Aunque hay que rebajar mucho los 200.000 visitantes diarios, digamos que Europa se despobló para ir a Roma y ganar la indulgencia plenaria. Peregrinaban por primera vez las mujeres, pues antes sólo les era permitido peregrinar a los hombres.

 

¿Y cómo hacían el viaje aquellas gentes de tanta fe? Es cierto que muchos a pie, pues iban expresamente para hacer penitencia de sus pecados, cuya remisión buscaban con la indulgencia plenaria.

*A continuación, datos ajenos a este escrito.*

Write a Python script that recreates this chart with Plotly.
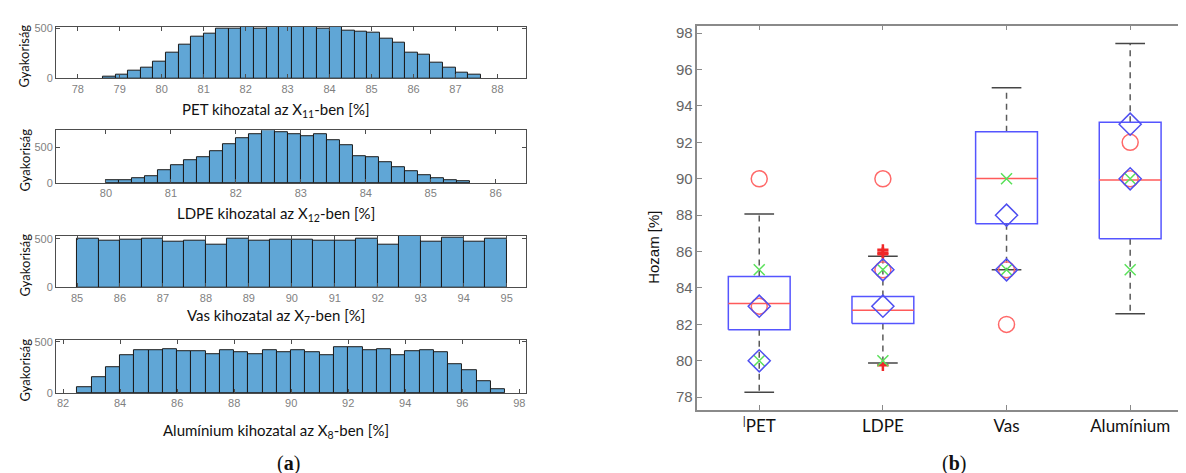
import numpy as np
import plotly.graph_objects as go

# ---------------- data: histograms (bin start, bin width, counts) ----------------
pet_bin_start, pet_bin_width = 78.6, 0.3
pet_counts = [13, 42, 77, 103, 171, 252, 339, 419, 442, 500, 500, 540, 500, 520, 520,
              540, 540, 500, 520, 477, 468, 452, 397, 355, 252, 232, 161, 103, 58, 39]

ldpe_bin_start, ldpe_bin_width = 80.0, 0.2
ldpe_counts = [41, 41, 68, 100, 182, 250, 323, 355, 450, 550, 627, 677, 736, 705,
               677, 659, 686, 595, 536, 377, 355, 295, 227, 164, 114, 68, 36, 23]

vas_bin_start, vas_bin_width = 85.0, 0.5
vas_counts = [507, 483, 493, 507, 473, 483, 446, 507, 483, 493,
              493, 483, 483, 507, 446, 545, 473, 517, 473, 507]

alu_bin_start, alu_bin_width = 82.5, 0.5
alu_counts = [61, 150, 252, 373, 420, 420, 430, 404, 404, 382, 417, 395, 382, 417, 395,
              417, 395, 373, 443, 443, 417, 430, 373, 404, 417, 395, 283, 220, 111, 38]

hist_titles = ["PET kihozatal az X<sub>11</sub>-ben [%]",
               "LDPE kihozatal az X<sub>12</sub>-ben [%]",
               "Vas kihozatal az X<sub>7</sub>-ben [%]",
               "Alumínium kihozatal az X<sub>8</sub>-ben [%]"]
hist_ylabel = "Gyakoriság"

# ---------------- data: box plot ----------------
box_categories = ["<sup>|</sup>PET", "LDPE", "Vas", "Alumínium"]
box_q1 = [81.70, 82.05, 87.53, 86.71]
box_median = [83.15, 82.78, 90.02, 89.93]
box_q3 = [84.63, 83.53, 92.58, 93.10]
box_lower = [78.27, 79.88, 85.00, 82.59]
box_upper = [88.07, 85.74, 95.00, 97.43]

outlier_cat = [1, 1, 1, 1]          # index into box_categories
outlier_val = [86.1, 85.95, 85.85, 79.75]

circle_cat = [0, 0, 1, 1, 2, 2, 3, 3]
circle_val = [90, 83, 90, 85, 85, 82, 92, 90]
xmark_cat = [0, 0, 1, 1, 2, 2, 3, 3]
xmark_val = [85, 80, 85, 80, 90, 85, 90, 85]
diamond_cat = [0, 0, 1, 1, 2, 2, 3, 3]
diamond_val = [83, 80, 85, 83, 88, 85, 93, 90]

box_ylabel = "Hozam [%]"
panel_labels = ["(<b>a</b>)", "(<b>b</b>)"]

# ---------------- figure ----------------
W, H = 1186, 473
fig = go.Figure()

bar_color = "rgb(96,166,214)"
hist_specs = [
    (pet_bin_start, pet_bin_width, pet_counts, [77.48, 88.67], [0, 515], list(range(78, 89))),
    (ldpe_bin_start, ldpe_bin_width, ldpe_counts, [79.23, 86.46], [0, 740], list(range(80, 87))),
    (vas_bin_start, vas_bin_width, vas_counts, [84.51, 95.44], [0, 534], list(range(85, 96))),
    (alu_bin_start, alu_bin_width, alu_counts, [81.75, 98.22], [0, 516], list(range(82, 99, 2))),
]
# pixel rows (top, bottom) of each histogram panel
hist_rows = [(14, 67), (120, 174), (228, 281), (335, 389)]
hist_title_y = [99, 206, 310, 428]
xdom_hist = [48 / W, 518 / W]

layout_axes = {}
for i, (start, width, counts, xr, yr, xt) in enumerate(hist_specs):
    n = i + 1
    edges = start + width * np.arange(len(counts))
    centers = edges + width / 2
    xa = "x" if n == 1 else f"x{n}"
    ya = "y" if n == 1 else f"y{n}"
    fig.add_trace(go.Bar(
        x=centers, y=counts, width=width,
        marker=dict(color=bar_color, line=dict(color="#1a1a1a", width=1)),
        xaxis=xa, yaxis=ya, showlegend=False, hoverinfo="skip"))
    top, bot = hist_rows[i]
    axcommon = dict(showline=True, linecolor="#4d4d4d", linewidth=1, mirror="ticks",
                    ticks="inside", ticklen=4, tickcolor="#4d4d4d", showgrid=False,
                    zeroline=False, tickfont=dict(family="Liberation Sans", size=11, color="#7f7f7f"))
    layout_axes["xaxis" if n == 1 else f"xaxis{n}"] = dict(
        domain=xdom_hist, range=xr, tickvals=xt, anchor=ya, **axcommon)
    layout_axes["yaxis" if n == 1 else f"yaxis{n}"] = dict(
        domain=[1 - bot / H, 1 - top / H], range=yr, tickvals=[0, 500], anchor=xa, **axcommon)

# ---------------- box plot (axis 5) ----------------
pos = [i + 1 for i in range(len(box_categories))]
bw = 0.25   # half box width
cw = 0.12   # half cap width

wx, wy = [], []
for p, q1, q3, lo, up in zip(pos, box_q1, box_q3, box_lower, box_upper):
    wx += [p, p, None, p, p, None]
    wy += [q3, up, None, q1, lo, None]
fig.add_trace(go.Scatter(x=wx, y=wy, mode="lines", xaxis="x5", yaxis="y5",
                         line=dict(color="rgb(90,90,90)", width=1.5, dash="6px,5px"),
                         showlegend=False, hoverinfo="skip"))
cx, cy = [], []
for p, lo, up in zip(pos, box_lower, box_upper):
    cx += [p - cw, p + cw, None, p - cw, p + cw, None]
    cy += [up, up, None, lo, lo, None]
fig.add_trace(go.Scatter(x=cx, y=cy, mode="lines", xaxis="x5", yaxis="y5",
                         line=dict(color="rgb(70,70,70)", width=1.5),
                         showlegend=False, hoverinfo="skip"))
bx, by = [], []
for p, q1, q3 in zip(pos, box_q1, box_q3):
    bx += [p - bw, p + bw, p + bw, p - bw, p - bw, None]
    by += [q1, q1, q3, q3, q1, None]
fig.add_trace(go.Scatter(x=bx, y=by, mode="lines", xaxis="x5", yaxis="y5",
                         line=dict(color="rgb(85,85,255)", width=1.5),
                         showlegend=False, hoverinfo="skip"))
mx, my = [], []
for p, m in zip(pos, box_median):
    mx += [p - bw, p + bw, None]
    my += [m, m, None]
fig.add_trace(go.Scatter(x=mx, y=my, mode="lines", xaxis="x5", yaxis="y5",
                         line=dict(color="rgb(255,90,90)", width=1.5),
                         showlegend=False, hoverinfo="skip"))

# markers
fig.add_trace(go.Scatter(x=[pos[c] for c in outlier_cat], y=outlier_val, mode="markers",
                         xaxis="x5", yaxis="y5",
                         marker=dict(symbol="cross-thin-open", size=8, color="rgb(240,40,40)",
                                     line=dict(color="rgb(240,40,40)", width=2.5)),
                         showlegend=False, hoverinfo="skip"))
fig.add_trace(go.Scatter(x=[pos[c] for c in circle_cat], y=circle_val, mode="markers",
                         xaxis="x5", yaxis="y5",
                         marker=dict(symbol="circle-open", size=16, color="rgb(255,105,105)",
                                     line=dict(color="rgb(255,105,105)", width=1.5)),
                         showlegend=False, hoverinfo="skip"))
fig.add_trace(go.Scatter(x=[pos[c] for c in xmark_cat], y=xmark_val, mode="markers",
                         xaxis="x5", yaxis="y5",
                         marker=dict(symbol="x-thin-open", size=11, color="rgb(90,225,90)",
                                     line=dict(color="rgb(90,225,90)", width=1.5)),
                         showlegend=False, hoverinfo="skip"))
fig.add_trace(go.Scatter(x=[pos[c] for c in diamond_cat], y=diamond_val, mode="markers",
                         xaxis="x5", yaxis="y5",
                         marker=dict(symbol="diamond-open", size=17, color="rgb(80,80,240)",
                                     line=dict(color="rgb(80,80,240)", width=1.5)),
                         showlegend=False, hoverinfo="skip"))

layout_axes["xaxis5"] = dict(
    domain=[690 / W, 1185 / W], range=[0.5, 4.5], anchor="y5",
    tickvals=pos, ticktext=box_categories, showline=True, linecolor="#8a8a8a", linewidth=1.5,
    mirror="ticks", ticks="inside", ticklen=5, tickcolor="#8a8a8a", showgrid=False, zeroline=False,
    tickfont=dict(family="Lato", size=17, color="#111111"))
layout_axes["yaxis5"] = dict(
    domain=[1 - 406 / H, 1 - 13 / H], range=[77.32, 98.41], anchor="x5",
    tickvals=list(range(78, 99, 2)), showline=True, linecolor="#8a8a8a", linewidth=1.5,
    mirror="ticks", ticks="inside", ticklen=5, tickcolor="#8a8a8a", showgrid=False, zeroline=False,
    tickfont=dict(family="Liberation Sans", size=15, color="#666666"))

annotations = []
for i, t in enumerate(hist_titles):
    annotations.append(dict(text=t, x=268 / W, y=1 - hist_title_y[i] / H, xref="paper", yref="paper",
                            xanchor="center", yanchor="middle", showarrow=False,
                            font=dict(family="Lato", size=15, color="#111111")))
    top, bot = hist_rows[i]
    annotations.append(dict(text=hist_ylabel, x=17 / W, y=1 - ((top + bot) / 2 + 3) / H,
                            xref="paper", yref="paper", textangle=-90,
                            xanchor="center", yanchor="middle", showarrow=False,
                            font=dict(family="Lato", size=13, color="#111111")))
annotations.append(dict(text=box_ylabel, x=646 / W, y=1 - 240 / H, xref="paper", yref="paper",
                        textangle=-90, xanchor="center", yanchor="middle", showarrow=False,
                        font=dict(family="Liberation Sans", size=15, color="#111111")))
annotations.append(dict(text=panel_labels[0], x=281 / W, y=1 - 461 / H, xref="paper", yref="paper",
                        xanchor="center", yanchor="middle", showarrow=False,
                        font=dict(family="Liberation Serif", size=20, color="#111111")))
annotations.append(dict(text=panel_labels[1], x=947 / W, y=1 - 461 / H, xref="paper", yref="paper",
                        xanchor="center", yanchor="middle", showarrow=False,
                        font=dict(family="Liberation Serif", size=20, color="#111111")))

fig.update_layout(
    width=W, height=H, margin=dict(l=0, r=0, t=0, b=0),
    paper_bgcolor="white", plot_bgcolor="white",
    bargap=0, showlegend=False, annotations=annotations, **layout_axes)

fig.write_html("out.html")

Los nobles viajaban en caballos, pero la gente más sencilla ─que fue la inmensa mayoría─ en carreta o asnos, y dieron prueba de que eran pobres porque el dinero que dejaron en la Ciudad era en monedas pequeñas, aunque dejaron como donación cantidades enormes, tanto es así que aquellos Colonna acusaron al Papa de haber promulgado el Jubileo por sórdida avaricia para hacerse enormemente rico.

Sólo que el cardenal de San Giorgio, al ver pocos ricos entre los peregrinos, apostrofa: “Vergüenza habrían de sentir al verse aventajados en el fervor y en los dones por la gente humilde y de pocos recursos”. Los ricos se dejaron vencer en su fe por los pobres, pero no faltaron hombres ilustres como Dante o Giotto, que dieron después testimonio del Año Santo en sus obras inmortales. 

 

Roma se portó bien, aconsejada por el Papa, pues, como dice Ventura, “el pan, el vino y la carne se hallaban a precios relativamente bajos”. El problema eran los hospedajes, para las personas y para las caballerías, de las cuales dice con gracia el cardenal de Giorgio que “se obligó a las pobres bestias a llevar cargas mucho más pesadas que de costumbre”.

El Año Santo quedó como institución perpetua, primero cada cien años, pero se pasó ya en el siguiente a los cincuenta, para quedar en los 25 actuales, a fin de todos tuviéramos la suerte de participar de él al menos una vez en la vida.

 

Acabamos el siglo XIII y la Edad Media con una visión que fluctúa entre la preocupación por lo que se adivina en el porvenir y el gozo por las grandes virtudes cristianas que hemos visto florecer en la Iglesia durante estos tiempos de tanta fe. El Año Santo ─¡tan impensable como fue!─ con que se abren los nuevos siglos, es todo un augurio feliz. Puede abundar el mal en el mundo, pero Jesucristo sabe por dónde y cómo guía a su Iglesia, la cual no le fallará nunca a su divino Fundador.